WORK INSTRUCTIONS – Retype every entry in its entirety, without alteration.

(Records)
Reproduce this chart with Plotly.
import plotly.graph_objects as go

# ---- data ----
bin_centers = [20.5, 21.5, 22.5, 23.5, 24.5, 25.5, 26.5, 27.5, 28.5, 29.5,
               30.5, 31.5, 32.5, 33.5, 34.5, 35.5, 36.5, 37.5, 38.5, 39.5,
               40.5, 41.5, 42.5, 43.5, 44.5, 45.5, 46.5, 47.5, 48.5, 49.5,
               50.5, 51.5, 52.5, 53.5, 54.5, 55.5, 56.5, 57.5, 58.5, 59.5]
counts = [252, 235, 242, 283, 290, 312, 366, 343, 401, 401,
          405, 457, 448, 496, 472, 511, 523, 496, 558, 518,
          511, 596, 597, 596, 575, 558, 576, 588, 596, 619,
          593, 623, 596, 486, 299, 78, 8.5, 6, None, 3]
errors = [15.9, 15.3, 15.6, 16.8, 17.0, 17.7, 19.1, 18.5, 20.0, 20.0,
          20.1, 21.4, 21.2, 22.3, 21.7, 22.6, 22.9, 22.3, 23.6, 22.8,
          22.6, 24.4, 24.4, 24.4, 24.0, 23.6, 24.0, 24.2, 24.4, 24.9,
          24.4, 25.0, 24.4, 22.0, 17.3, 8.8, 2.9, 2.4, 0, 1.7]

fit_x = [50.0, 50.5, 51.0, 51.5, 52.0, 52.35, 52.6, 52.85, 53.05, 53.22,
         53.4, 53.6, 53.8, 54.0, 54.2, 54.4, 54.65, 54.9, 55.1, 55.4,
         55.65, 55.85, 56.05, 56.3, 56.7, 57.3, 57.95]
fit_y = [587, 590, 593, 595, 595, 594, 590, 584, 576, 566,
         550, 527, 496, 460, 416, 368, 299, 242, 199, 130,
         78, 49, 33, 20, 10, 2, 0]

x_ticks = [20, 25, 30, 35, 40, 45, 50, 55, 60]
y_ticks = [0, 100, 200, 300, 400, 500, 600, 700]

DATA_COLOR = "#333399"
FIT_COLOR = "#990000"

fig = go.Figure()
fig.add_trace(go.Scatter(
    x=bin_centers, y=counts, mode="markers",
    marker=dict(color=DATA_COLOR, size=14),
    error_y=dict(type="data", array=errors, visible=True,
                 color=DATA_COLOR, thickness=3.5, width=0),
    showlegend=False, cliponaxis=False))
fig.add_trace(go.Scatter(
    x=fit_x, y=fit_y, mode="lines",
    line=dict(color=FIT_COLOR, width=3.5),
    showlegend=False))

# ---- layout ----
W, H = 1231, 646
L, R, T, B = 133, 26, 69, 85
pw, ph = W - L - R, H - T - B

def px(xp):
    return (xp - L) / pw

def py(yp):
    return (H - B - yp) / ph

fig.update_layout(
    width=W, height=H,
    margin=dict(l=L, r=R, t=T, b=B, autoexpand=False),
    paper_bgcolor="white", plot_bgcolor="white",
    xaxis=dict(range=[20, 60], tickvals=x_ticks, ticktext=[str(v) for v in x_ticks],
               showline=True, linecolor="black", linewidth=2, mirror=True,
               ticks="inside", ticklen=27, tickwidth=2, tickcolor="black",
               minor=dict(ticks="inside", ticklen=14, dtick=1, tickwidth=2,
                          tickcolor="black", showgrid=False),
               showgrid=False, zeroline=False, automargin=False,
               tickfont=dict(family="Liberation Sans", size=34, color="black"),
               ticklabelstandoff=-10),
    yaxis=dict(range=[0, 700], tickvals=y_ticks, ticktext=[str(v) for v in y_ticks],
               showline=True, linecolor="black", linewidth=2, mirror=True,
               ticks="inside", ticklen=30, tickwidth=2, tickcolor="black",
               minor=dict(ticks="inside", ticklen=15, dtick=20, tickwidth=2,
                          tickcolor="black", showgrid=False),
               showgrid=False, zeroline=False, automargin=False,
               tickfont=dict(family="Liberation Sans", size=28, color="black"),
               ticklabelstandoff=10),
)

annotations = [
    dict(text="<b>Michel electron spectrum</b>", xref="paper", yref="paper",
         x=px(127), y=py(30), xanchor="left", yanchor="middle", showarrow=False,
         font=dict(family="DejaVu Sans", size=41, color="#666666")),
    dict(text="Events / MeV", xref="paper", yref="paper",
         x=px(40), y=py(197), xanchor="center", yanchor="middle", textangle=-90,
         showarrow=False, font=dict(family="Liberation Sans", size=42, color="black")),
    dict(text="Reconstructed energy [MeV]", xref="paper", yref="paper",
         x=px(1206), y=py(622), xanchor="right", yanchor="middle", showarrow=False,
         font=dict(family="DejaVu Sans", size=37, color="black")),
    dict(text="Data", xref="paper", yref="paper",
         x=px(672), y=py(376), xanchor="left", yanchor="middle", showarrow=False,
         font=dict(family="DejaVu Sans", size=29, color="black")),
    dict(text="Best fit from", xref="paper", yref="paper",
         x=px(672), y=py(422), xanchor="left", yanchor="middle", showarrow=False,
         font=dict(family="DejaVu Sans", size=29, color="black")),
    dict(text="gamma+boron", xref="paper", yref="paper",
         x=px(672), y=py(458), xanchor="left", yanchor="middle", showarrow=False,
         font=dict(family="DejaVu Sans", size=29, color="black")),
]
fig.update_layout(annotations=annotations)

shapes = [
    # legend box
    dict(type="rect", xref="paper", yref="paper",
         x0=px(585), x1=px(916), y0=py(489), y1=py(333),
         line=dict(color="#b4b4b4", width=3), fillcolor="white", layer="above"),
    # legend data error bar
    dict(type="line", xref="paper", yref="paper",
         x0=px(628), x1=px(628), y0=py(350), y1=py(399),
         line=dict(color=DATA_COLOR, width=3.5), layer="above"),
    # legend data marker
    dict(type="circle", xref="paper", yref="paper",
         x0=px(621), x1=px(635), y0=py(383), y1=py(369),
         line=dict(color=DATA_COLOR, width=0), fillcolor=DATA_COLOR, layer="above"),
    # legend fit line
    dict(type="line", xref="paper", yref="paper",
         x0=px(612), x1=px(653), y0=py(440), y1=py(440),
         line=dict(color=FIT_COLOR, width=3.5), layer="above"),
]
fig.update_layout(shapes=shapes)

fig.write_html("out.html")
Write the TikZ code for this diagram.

FULL RESPONSE –
Reproduce this chart with Plotly.
import plotly.graph_objects as go

# ---- data ----
bin_centers = [20.5, 21.5, 22.5, 23.5, 24.5, 25.5, 26.5, 27.5, 28.5, 29.5,
               30.5, 31.5, 32.5, 33.5, 34.5, 35.5, 36.5, 37.5, 38.5, 39.5,
               40.5, 41.5, 42.5, 43.5, 44.5, 45.5, 46.5, 47.5, 48.5, 49.5,
               50.5, 51.5, 52.5, 53.5, 54.5, 55.5, 56.5, 57.5, 58.5, 59.5]
counts = [252, 235, 242, 283, 290, 312, 366, 343, 401, 401,
          405, 457, 448, 496, 472, 511, 523, 496, 558, 518,
          511, 596, 597, 596, 575, 558, 576, 588, 596, 619,
          593, 623, 596, 486, 299, 78, 8.5, 6, None, 3]
errors = [15.9, 15.3, 15.6, 16.8, 17.0, 17.7, 19.1, 18.5, 20.0, 20.0,
          20.1, 21.4, 21.2, 22.3, 21.7, 22.6, 22.9, 22.3, 23.6, 22.8,
          22.6, 24.4, 24.4, 24.4, 24.0, 23.6, 24.0, 24.2, 24.4, 24.9,
          24.4, 25.0, 24.4, 22.0, 17.3, 8.8, 2.9, 2.4, 0, 1.7]

fit_x = [50.0, 50.5, 51.0, 51.5, 52.0, 52.35, 52.6, 52.85, 53.05, 53.22,
         53.4, 53.6, 53.8, 54.0, 54.2, 54.4, 54.65, 54.9, 55.1, 55.4,
         55.65, 55.85, 56.05, 56.3, 56.7, 57.3, 57.95]
fit_y = [587, 590, 593, 595, 595, 594, 590, 584, 576, 566,
         550, 527, 496, 460, 416, 368, 299, 242, 199, 130,
         78, 49, 33, 20, 10, 2, 0]

x_ticks = [20, 25, 30, 35, 40, 45, 50, 55, 60]
y_ticks = [0, 100, 200, 300, 400, 500, 600, 700]

DATA_COLOR = "#333399"
FIT_COLOR = "#990000"

fig = go.Figure()
fig.add_trace(go.Scatter(
    x=bin_centers, y=counts, mode="markers",
    marker=dict(color=DATA_COLOR, size=14),
    error_y=dict(type="data", array=errors, visible=True,
                 color=DATA_COLOR, thickness=3.5, width=0),
    showlegend=False, cliponaxis=False))
fig.add_trace(go.Scatter(
    x=fit_x, y=fit_y, mode="lines",
    line=dict(color=FIT_COLOR, width=3.5),
    showlegend=False))

# ---- layout ----
W, H = 1231, 646
L, R, T, B = 133, 26, 69, 85
pw, ph = W - L - R, H - T - B

def px(xp):
    return (xp - L) / pw

def py(yp):
    return (H - B - yp) / ph

fig.update_layout(
    width=W, height=H,
    margin=dict(l=L, r=R, t=T, b=B, autoexpand=False),
    paper_bgcolor="white", plot_bgcolor="white",
    xaxis=dict(range=[20, 60], tickvals=x_ticks, ticktext=[str(v) for v in x_ticks],
               showline=True, linecolor="black", linewidth=2, mirror=True,
               ticks="inside", ticklen=27, tickwidth=2, tickcolor="black",
               minor=dict(ticks="inside", ticklen=14, dtick=1, tickwidth=2,
                          tickcolor="black", showgrid=False),
               showgrid=False, zeroline=False, automargin=False,
               tickfont=dict(family="Liberation Sans", size=34, color="black"),
               ticklabelstandoff=-10),
    yaxis=dict(range=[0, 700], tickvals=y_ticks, ticktext=[str(v) for v in y_ticks],
               showline=True, linecolor="black", linewidth=2, mirror=True,
               ticks="inside", ticklen=30, tickwidth=2, tickcolor="black",
               minor=dict(ticks="inside", ticklen=15, dtick=20, tickwidth=2,
                          tickcolor="black", showgrid=False),
               showgrid=False, zeroline=False, automargin=False,
               tickfont=dict(family="Liberation Sans", size=28, color="black"),
               ticklabelstandoff=10),
)

annotations = [
    dict(text="<b>Michel electron spectrum</b>", xref="paper", yref="paper",
         x=px(127), y=py(30), xanchor="left", yanchor="middle", showarrow=False,
         font=dict(family="DejaVu Sans", size=41, color="#666666")),
    dict(text="Events / MeV", xref="paper", yref="paper",
         x=px(40), y=py(197), xanchor="center", yanchor="middle", textangle=-90,
         showarrow=False, font=dict(family="Liberation Sans", size=42, color="black")),
    dict(text="Reconstructed energy [MeV]", xref="paper", yref="paper",
         x=px(1206), y=py(622), xanchor="right", yanchor="middle", showarrow=False,
         font=dict(family="DejaVu Sans", size=37, color="black")),
    dict(text="Data", xref="paper", yref="paper",
         x=px(672), y=py(376), xanchor="left", yanchor="middle", showarrow=False,
         font=dict(family="DejaVu Sans", size=29, color="black")),
    dict(text="Best fit from", xref="paper", yref="paper",
         x=px(672), y=py(422), xanchor="left", yanchor="middle", showarrow=False,
         font=dict(family="DejaVu Sans", size=29, color="black")),
    dict(text="gamma+boron", xref="paper", yref="paper",
         x=px(672), y=py(458), xanchor="left", yanchor="middle", showarrow=False,
         font=dict(family="DejaVu Sans", size=29, color="black")),
]
fig.update_layout(annotations=annotations)

shapes = [
    # legend box
    dict(type="rect", xref="paper", yref="paper",
         x0=px(585), x1=px(916), y0=py(489), y1=py(333),
         line=dict(color="#b4b4b4", width=3), fillcolor="white", layer="above"),
    # legend data error bar
    dict(type="line", xref="paper", yref="paper",
         x0=px(628), x1=px(628), y0=py(350), y1=py(399),
         line=dict(color=DATA_COLOR, width=3.5), layer="above"),
    # legend data marker
    dict(type="circle", xref="paper", yref="paper",
         x0=px(621), x1=px(635), y0=py(383), y1=py(369),
         line=dict(color=DATA_COLOR, width=0), fillcolor=DATA_COLOR, layer="above"),
    # legend fit line
    dict(type="line", xref="paper", yref="paper",
         x0=px(612), x1=px(653), y0=py(440), y1=py(440),
         line=dict(color=FIT_COLOR, width=3.5), layer="above"),
]
fig.update_layout(shapes=shapes)

fig.write_html("out.html")
Write the TikZ code for this diagram.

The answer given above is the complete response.